I have a requirement of creating new DB2 Tables(Offcourse this will be created by the DBA). Now in these DB2 tables around 10 million records will come on a daily basis.
We have a requirement originating because of this mentioned below.
1) The number of tables to be archived is less(around 10) but the volume is VERY HIGH.
2) We want to keep this archived DATA for 2 YEARS(OFFLINE) and keep the last 6 months data (ONLINE on DASD's ).
3) Now business wants to retrieve this data ON DEMAND basis for security reasons.
1) Can i implement some Archival/Retrieval strategy MVS environment, if YES, Can you please let me know which TOOL/UTILITY can i use to ARCHIVE the Data?
2) What sort of Architecture can i propose which will help in retrieval of historical data rapidly(In terms of where the Data Archived should reside)?

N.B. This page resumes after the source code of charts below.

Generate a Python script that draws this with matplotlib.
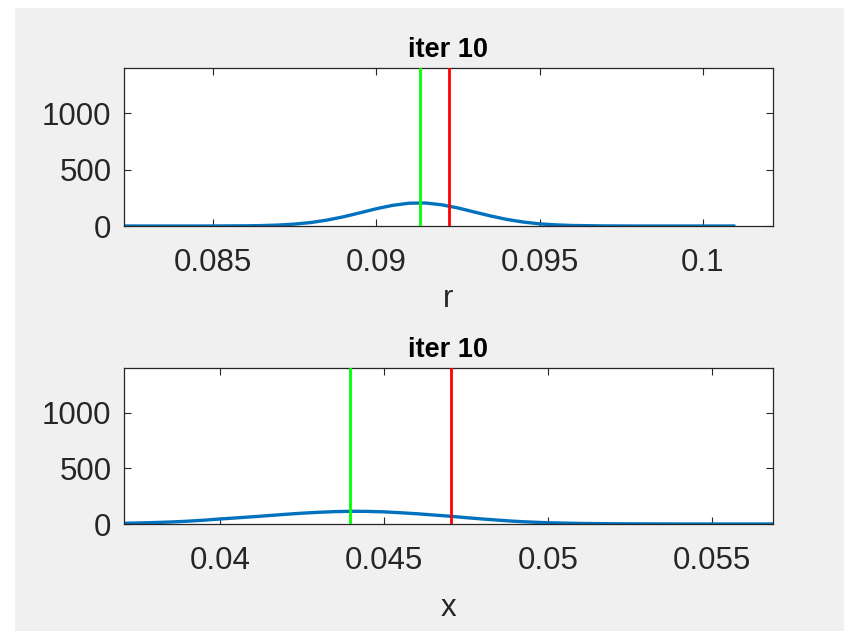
import matplotlib
matplotlib.use("Agg")
import matplotlib.pyplot as plt
from matplotlib.patches import Rectangle

# ---- data ----
r_vals = [0.0822, 0.0830, 0.0840, 0.0850, 0.0860, 0.0865, 0.0870, 0.0875, 0.0880,
          0.0885, 0.0890, 0.0895, 0.0900, 0.0905, 0.0910, 0.0915, 0.0920, 0.0925,
          0.0930, 0.0935, 0.0940, 0.0945, 0.0950, 0.0955, 0.0960, 0.0970, 0.0980,
          0.0990, 0.1000, 0.1010]
r_dens = [0, 0, 0, 0.2, 1.6, 3.8, 8.4, 17, 31,
          53, 82, 117, 153, 183, 202, 204, 188, 160,
          124, 89, 58, 35, 19, 10, 4.5, 0.7, 0,
          0, 0, 0]
r_green = 0.09135
r_red = 0.09221

x_vals = [0.0370, 0.0375, 0.0380, 0.0385, 0.0390, 0.0395, 0.0400, 0.0405, 0.0410,
          0.0415, 0.0420, 0.0425, 0.0430, 0.0435, 0.0440, 0.0445, 0.0450, 0.0455,
          0.0460, 0.0465, 0.0470, 0.0475, 0.0480, 0.0485, 0.0490, 0.0495, 0.0500,
          0.0510, 0.0520, 0.0530, 0.0540, 0.0550, 0.0560, 0.0570]
x_dens = [6, 9, 13, 18, 25, 34, 45, 55, 65,
          76, 87, 97, 105, 111, 114, 113, 109, 101,
          92, 81, 70, 57, 45, 34, 24, 17, 11,
          5, 2, 1, 0, 0, 0, 0]
x_green = 0.04396
x_red = 0.04704

r_ticks = [0.085, 0.09, 0.095, 0.1]
r_ticklabels = ["0.085", "0.09", "0.095", "0.1"]
x_ticks = [0.04, 0.045, 0.05, 0.055]
x_ticklabels = ["0.04", "0.045", "0.05", "0.055"]
y_ticks = [0, 500, 1000]
y_ticklabels = ["0", "500", "1000"]

titles = ["iter 10", "iter 10"]
xlabels = ["r", "x"]

plt.rcParams['font.family'] = ['Liberation Sans', 'DejaVu Sans']

W, H = 844, 631
fig = plt.figure(figsize=(W / 100, H / 100), dpi=100, facecolor='white')
fig.patches.append(Rectangle((15 / W, 0), 1 - 15 / W, 1 - 8 / H,
                             transform=fig.transFigure, facecolor='#f0f0f0',
                             edgecolor='none', zorder=-10))

axcol = '#262626'
blue = '#0072BD'

def setup(ax, xv, yv, g, rd, xlim, ticks, ticklabels, title, xlabel, lpad):
    ax.plot(xv, yv, color=blue, lw=2.4, solid_capstyle='butt', zorder=2)
    ax.axvline(g, color='#00ff00', lw=2.0, zorder=3)
    ax.axvline(rd, color='#ff0000', lw=2.0, zorder=3)
    ax.set_xlim(*xlim)
    ax.set_ylim(0, 1400)
    ax.set_xticks(ticks)
    ax.set_xticklabels(ticklabels)
    ax.set_yticks(y_ticks)
    ax.set_yticklabels(y_ticklabels)
    ax.tick_params(direction='in', length=5, width=0.8, colors=axcol,
                   labelsize=22.5, top=True, right=True)
    ax.tick_params(axis='x', pad=16)
    ax.tick_params(axis='y', pad=9)
    for s in ax.spines.values():
        s.set_color(axcol)
        s.set_linewidth(0.9)
    ax.set_title(title, fontsize=19.5, fontweight='bold', color='#000000', pad=8)
    ax.set_xlabel(xlabel, fontsize=22.5, color=axcol, labelpad=lpad)
    ax.set_facecolor('white')

ax1 = fig.add_axes([124 / W, 1 - 226 / H, (773 - 124) / W, (226 - 68) / H])
setup(ax1, r_vals, r_dens, r_green, r_red, (0.08227, 0.10215),
      r_ticks, r_ticklabels, titles[0], xlabels[0], 4)

ax2 = fig.add_axes([124 / W, 1 - 524 / H, (773 - 124) / W, (524 - 368) / H])
setup(ax2, x_vals, x_dens, x_green, x_red, (0.03707, 0.05686),
      x_ticks, x_ticklabels, titles[1], xlabels[1], 12)

fig.savefig("out.png", dpi=100, facecolor=fig.get_facecolor())
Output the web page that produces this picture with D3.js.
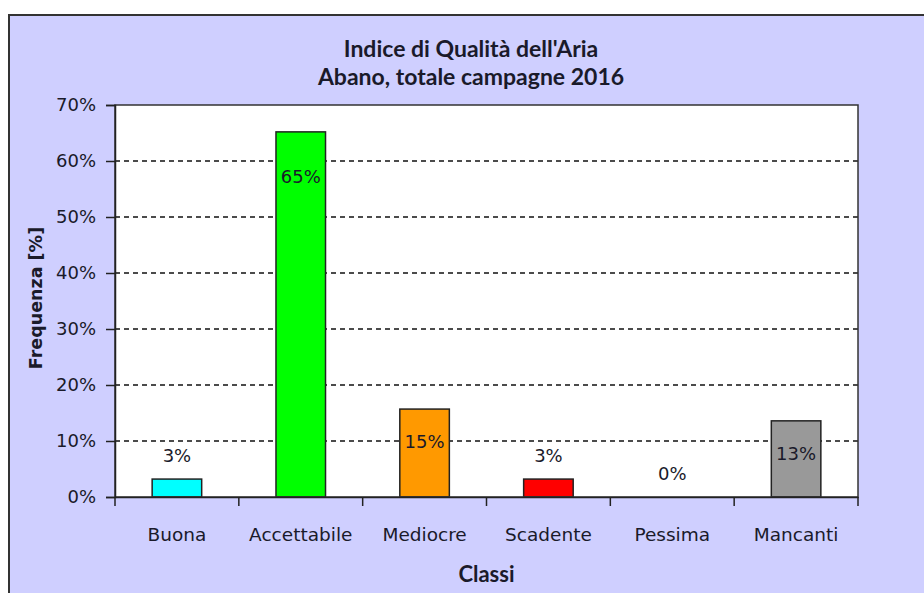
<!DOCTYPE html>
<html><head><meta charset="utf-8">
<script src="https://cdn.jsdelivr.net/npm/d3@7"></script>
<style>body{margin:0;background:#fff;}svg{display:block;}</style>
</head><body>
<svg id="c" width="924" height="593"></svg>
<script>
const categories = ["Buona","Accettabile","Mediocre","Scadente","Pessima","Mancanti"];
const values = [3.2, 65.2, 15.7, 3.2, 0, 13.6];
const valueLabels = ["3%","65%","15%","3%","0%","13%"];
const colors = ["#00FFFF","#00FF00","#FF9900","#FF0000","#800080","#999999"];
const yTicks = [0,10,20,30,40,50,60,70];
const titleLines = ["Indice di Qualità dell'Aria","Abano, totale campagne 2016"];
const xTitle = "Classi";
const yTitle = "Frequenza [%]";

const svg = d3.select("#c");
const L=115, T=105, R=858, B=497;
const txt="#1a1a2a";

svg.append("rect").attr("x",9).attr("y",15).attr("width",940).attr("height",620)
  .attr("fill","#CFCFFF").attr("stroke","#333").attr("stroke-width",2);

const x = d3.scaleBand().domain(categories).range([L,R]).paddingInner(0.6).paddingOuter(0.3);
const y = d3.scaleLinear().domain([0,70]).range([B,T]);

svg.append("rect").attr("x",L).attr("y",T).attr("width",R-L).attr("height",B-T)
  .attr("fill","#fff");

// gridlines
svg.append("g").selectAll("line").data(yTicks.filter(d=>d>0 && d<70)).join("line")
  .attr("x1",L).attr("x2",R).attr("y1",d=>y(d)).attr("y2",d=>y(d))
  .attr("stroke","#111").attr("stroke-width",1.5).attr("stroke-dasharray","5,4");

// bars
svg.append("g").selectAll("rect").data(categories).join("rect")
  .attr("x",d=>x(d)).attr("width",x.bandwidth())
  .attr("y",(d,i)=>y(values[i])).attr("height",(d,i)=>B-y(values[i]))
  .attr("fill",(d,i)=>colors[i]).attr("stroke","#222").attr("stroke-width",1.5);

// plot border
svg.append("rect").attr("x",L).attr("y",T).attr("width",R-L).attr("height",B-T)
  .attr("fill","none").attr("stroke","#333").attr("stroke-width",1.5);

// y axis
const yAxis = svg.append("g").attr("transform",`translate(${L},0)`)
  .call(d3.axisLeft(y).tickValues(yTicks).tickFormat(d=>d+"%").tickSize(9).tickPadding(10));
yAxis.select(".domain").attr("stroke","#222").attr("stroke-width",1.5);
yAxis.selectAll(".tick line").attr("stroke","#222").attr("stroke-width",1.5);
yAxis.selectAll("text").attr("font-family","DejaVu Sans").attr("font-size",18).attr("fill",txt);

// x axis: labels at centers, ticks at boundaries
const xAxis = svg.append("g").attr("transform",`translate(0,${B})`)
  .call(d3.axisBottom(x).tickSize(0).tickPadding(31));
xAxis.select(".domain").attr("stroke","#222").attr("stroke-width",1.5);
xAxis.selectAll("text").attr("font-family","DejaVu Sans").attr("font-size",18.5).attr("fill",txt);
const bounds = d3.range(categories.length+1).map(i=>L+i*x.step());
svg.append("g").selectAll("line").data(bounds).join("line")
  .attr("x1",d=>d).attr("x2",d=>d).attr("y1",B).attr("y2",B+9)
  .attr("stroke","#222").attr("stroke-width",1.5);

// value labels
svg.append("g").selectAll("text").data(categories).join("text")
  .attr("x",d=>x(d)+x.bandwidth()/2)
  .attr("y",(d,i)=> values[i]>10 ? y(values[i])+39+(values[i]>50?12:0) : y(values[i])-17)
  .attr("text-anchor","middle")
  .attr("font-family","DejaVu Sans").attr("font-size",18).attr("fill",txt)
  .text((d,i)=>valueLabels[i]);

// titles
svg.append("g").selectAll("text").data(titleLines).join("text")
  .attr("x",471).attr("y",(d,i)=>57+i*28).attr("text-anchor","middle")
  .attr("font-family","Lato").attr("font-weight","bold").attr("font-size",23).attr("fill",txt)
  .text(d=>d);
svg.append("text").attr("x",(L+R)/2).attr("y",582).attr("text-anchor","middle")
  .attr("font-family","Lato").attr("font-weight","bold").attr("font-size",22).attr("fill",txt)
  .text(xTitle);
svg.append("text").attr("transform",`translate(42,${(T+B)/2-3}) rotate(-90)`)
  .attr("text-anchor","middle")
  .attr("font-family","DejaVu Sans").attr("font-weight","bold").attr("font-size",17.5).attr("fill",txt)
  .text(yTitle);
</script>
</body></html>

Any sort of Inputs will be helpful. Please do share your experiences.
Joined: 23 Nov 2006 Posts: 19270 Location: Inside the Matrix
Before you begin design, i'd suggest you get a definition of just what is "rapidly". That may mean quite different things to different people in your organization.
I'm unsure how the "on demand" requirement relates to security. Clarification would help.
How much of the archived data might be needed for an "on demand" process? Something to consider is that the smaller 6 months of data will be about 1,800,000,000 rows. The larger (2 years or 1.5 years) will be 3-4 times that many rows. I suspect that there is no really rapid (again, depending on the definition of rapid) way to reload over a billion rows - and that is the smaller case.
Your organization may have a different theory, but most of the places i support operate on the theory that their databases are just as (if not more) secure than flat files.
If your organization is willing to invest in a large volume of historical data, using one or more read-only databases may accomplish what you want. Keep in mind that the read-only databases could be defined with many alternate indexes to support a variety of "on demand" requests for data.
Thank you for your response. I have tried to provide some explanations to your queries, please do read.
First of all 'rapidly' is not the correct word(thanks for pointing it out)... they are more intersted in architecture part and then looking for more cost effective solution to this problem.
We can push the request for Archived Data by business into Batch process also.
There are some transactions being carried out by the Back End staff, and due to recent SOX compliance directives, my organization want to track those(infact all) trasactions now. I hope this clarifies the word security reasons. Just to prevent frauds etc..
In the worst case, the request for online+offline data could even be for 2.5 years(maximum). But i guess even in this case the resultset will not be billion rows, infact i suppose it is going to be significantly less
(around 1000) as it is based on some conditional inputs from business.
Yes you are correct we don't need to update the archived DB, could you please clarify what is meant by READ ONLY Database?
Could you share with me what sort of Architecture can i propose for this situation? And you mentioned something about the Index to be built on the Archived Data, though i have some understanding about indexes, Could you please throw more light on how multiple indexes could be used in this case?